Goal:
Write out the listing below without alteration, omitting its pictures.
════════════════════
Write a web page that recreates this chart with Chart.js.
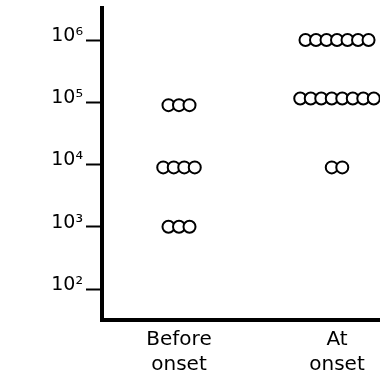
<!DOCTYPE html>
<html>
<head>
<meta charset="utf-8">
<script src="https://cdn.jsdelivr.net/npm/chart.js@4/dist/chart.umd.min.js"></script>
<style>
  html, body { margin: 0; padding: 0; background: #fff; }
  #c { display: block; }
</style>
</head>
<body>
<canvas id="c" width="380" height="371"></canvas>
<script>
// ---- data ----
const categories = [['Before', 'onset'], ['At', 'onset']];
const beforeLevels = [9e4, 9e3, 1e3];
const beforeCounts = [3, 4, 3];
const atLevels = [1e6, 1.15e5, 9e3];
const atCounts = [7, 8, 2];
const yTickValues = [1e2, 1e3, 1e4, 1e5, 1e6];

// ---- build points: each subject is one circle, stacked side by side ----
const STEP = 0.0665; // horizontal spacing between adjacent circles (x units)
function rowPoints(catIndex, levels, counts) {
  const pts = [];
  levels.forEach((lv, r) => {
    const n = counts[r];
    for (let i = 0; i < n; i++) {
      pts.push({ x: catIndex + 1 + (i - (n - 1) / 2) * STEP, y: lv });
    }
  });
  return pts;
}
const points = rowPoints(0, beforeLevels, beforeCounts)
  .concat(rowPoints(1, atLevels, atCounts));

const SUP = { 2: '\u00B2', 3: '\u00B3', 4: '\u2074', 5: '\u2075', 6: '\u2076' };
const FONT = 'DejaVu Sans';

new Chart(document.getElementById('c'), {
  type: 'scatter',
  data: {
    datasets: [{
      data: points,
      pointStyle: 'circle',
      pointRadius: 6,
      pointBorderWidth: 2,
      pointBackgroundColor: '#ffffff',
      pointBorderColor: '#000000',
      clip: false
    }]
  },
  options: {
    responsive: false,
    animation: false,
    events: [],
    layout: { autoPadding: false, padding: { top: 8, right: 0, left: 0, bottom: 0 } },
    plugins: { legend: { display: false }, tooltip: { enabled: false } },
    scales: {
      x: {
        type: 'linear',
        bounds: 'data',
        min: 0.5127,
        max: 2.272,
        afterBuildTicks: s => { s.ticks = categories.map((_, i) => ({ value: i + 1 })); },
        afterFit: s => { s.height = 51; s.paddingLeft = 0; s.paddingRight = 0; },
        ticks: {
          color: '#000',
          font: { family: FONT, size: 20, lineHeight: 1.25 },
          padding: 7,
          maxRotation: 0,
          autoSkip: false,
          callback: v => categories[Math.round(v) - 1]
        },
        grid: { drawOnChartArea: false, drawTicks: false },
        border: { display: true, color: '#000', width: 4 }
      },
      y: {
        type: 'logarithmic',
        bounds: 'data',
        min: 31.8,
        max: 3.27e6,
        afterBuildTicks: s => { s.ticks = yTickValues.map(v => ({ value: v })); },
        afterFit: s => { s.width = 102; s.paddingTop = 0; s.paddingBottom = 0; },
        ticks: {
          color: '#000',
          font: { family: FONT, size: 19 },
          padding: 3,
          labelOffset: -4,
          autoSkip: false,
          callback: v => '10' + SUP[Math.round(Math.log10(v))]
        },
        grid: {
          drawOnChartArea: false,
          drawTicks: true,
          tickLength: 16,
          tickWidth: 2,
          tickColor: '#000'
        },
        border: { display: true, color: '#000', width: 4 }
      }
    }
  }
});
</script>
</body>
</html>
════════════════════
Full answer:
Write a web page that recreates this chart with Chart.js.
<!DOCTYPE html>
<html>
<head>
<meta charset="utf-8">
<script src="https://cdn.jsdelivr.net/npm/chart.js@4/dist/chart.umd.min.js"></script>
<style>
  html, body { margin: 0; padding: 0; background: #fff; }
  #c { display: block; }
</style>
</head>
<body>
<canvas id="c" width="380" height="371"></canvas>
<script>
// ---- data ----
const categories = [['Before', 'onset'], ['At', 'onset']];
const beforeLevels = [9e4, 9e3, 1e3];
const beforeCounts = [3, 4, 3];
const atLevels = [1e6, 1.15e5, 9e3];
const atCounts = [7, 8, 2];
const yTickValues = [1e2, 1e3, 1e4, 1e5, 1e6];

// ---- build points: each subject is one circle, stacked side by side ----
const STEP = 0.0665; // horizontal spacing between adjacent circles (x units)
function rowPoints(catIndex, levels, counts) {
  const pts = [];
  levels.forEach((lv, r) => {
    const n = counts[r];
    for (let i = 0; i < n; i++) {
      pts.push({ x: catIndex + 1 + (i - (n - 1) / 2) * STEP, y: lv });
    }
  });
  return pts;
}
const points = rowPoints(0, beforeLevels, beforeCounts)
  .concat(rowPoints(1, atLevels, atCounts));

const SUP = { 2: '\u00B2', 3: '\u00B3', 4: '\u2074', 5: '\u2075', 6: '\u2076' };
const FONT = 'DejaVu Sans';

new Chart(document.getElementById('c'), {
  type: 'scatter',
  data: {
    datasets: [{
      data: points,
      pointStyle: 'circle',
      pointRadius: 6,
      pointBorderWidth: 2,
      pointBackgroundColor: '#ffffff',
      pointBorderColor: '#000000',
      clip: false
    }]
  },
  options: {
    responsive: false,
    animation: false,
    events: [],
    layout: { autoPadding: false, padding: { top: 8, right: 0, left: 0, bottom: 0 } },
    plugins: { legend: { display: false }, tooltip: { enabled: false } },
    scales: {
      x: {
        type: 'linear',
        bounds: 'data',
        min: 0.5127,
        max: 2.272,
        afterBuildTicks: s => { s.ticks = categories.map((_, i) => ({ value: i + 1 })); },
        afterFit: s => { s.height = 51; s.paddingLeft = 0; s.paddingRight = 0; },
        ticks: {
          color: '#000',
          font: { family: FONT, size: 20, lineHeight: 1.25 },
          padding: 7,
          maxRotation: 0,
          autoSkip: false,
          callback: v => categories[Math.round(v) - 1]
        },
        grid: { drawOnChartArea: false, drawTicks: false },
        border: { display: true, color: '#000', width: 4 }
      },
      y: {
        type: 'logarithmic',
        bounds: 'data',
        min: 31.8,
        max: 3.27e6,
        afterBuildTicks: s => { s.ticks = yTickValues.map(v => ({ value: v })); },
        afterFit: s => { s.width = 102; s.paddingTop = 0; s.paddingBottom = 0; },
        ticks: {
          color: '#000',
          font: { family: FONT, size: 19 },
          padding: 3,
          labelOffset: -4,
          autoSkip: false,
          callback: v => '10' + SUP[Math.round(Math.log10(v))]
        },
        grid: {
          drawOnChartArea: false,
          drawTicks: true,
          tickLength: 16,
          tickWidth: 2,
          tickColor: '#000'
        },
        border: { display: true, color: '#000', width: 4 }
      }
    }
  }
});
</script>
</body>
</html>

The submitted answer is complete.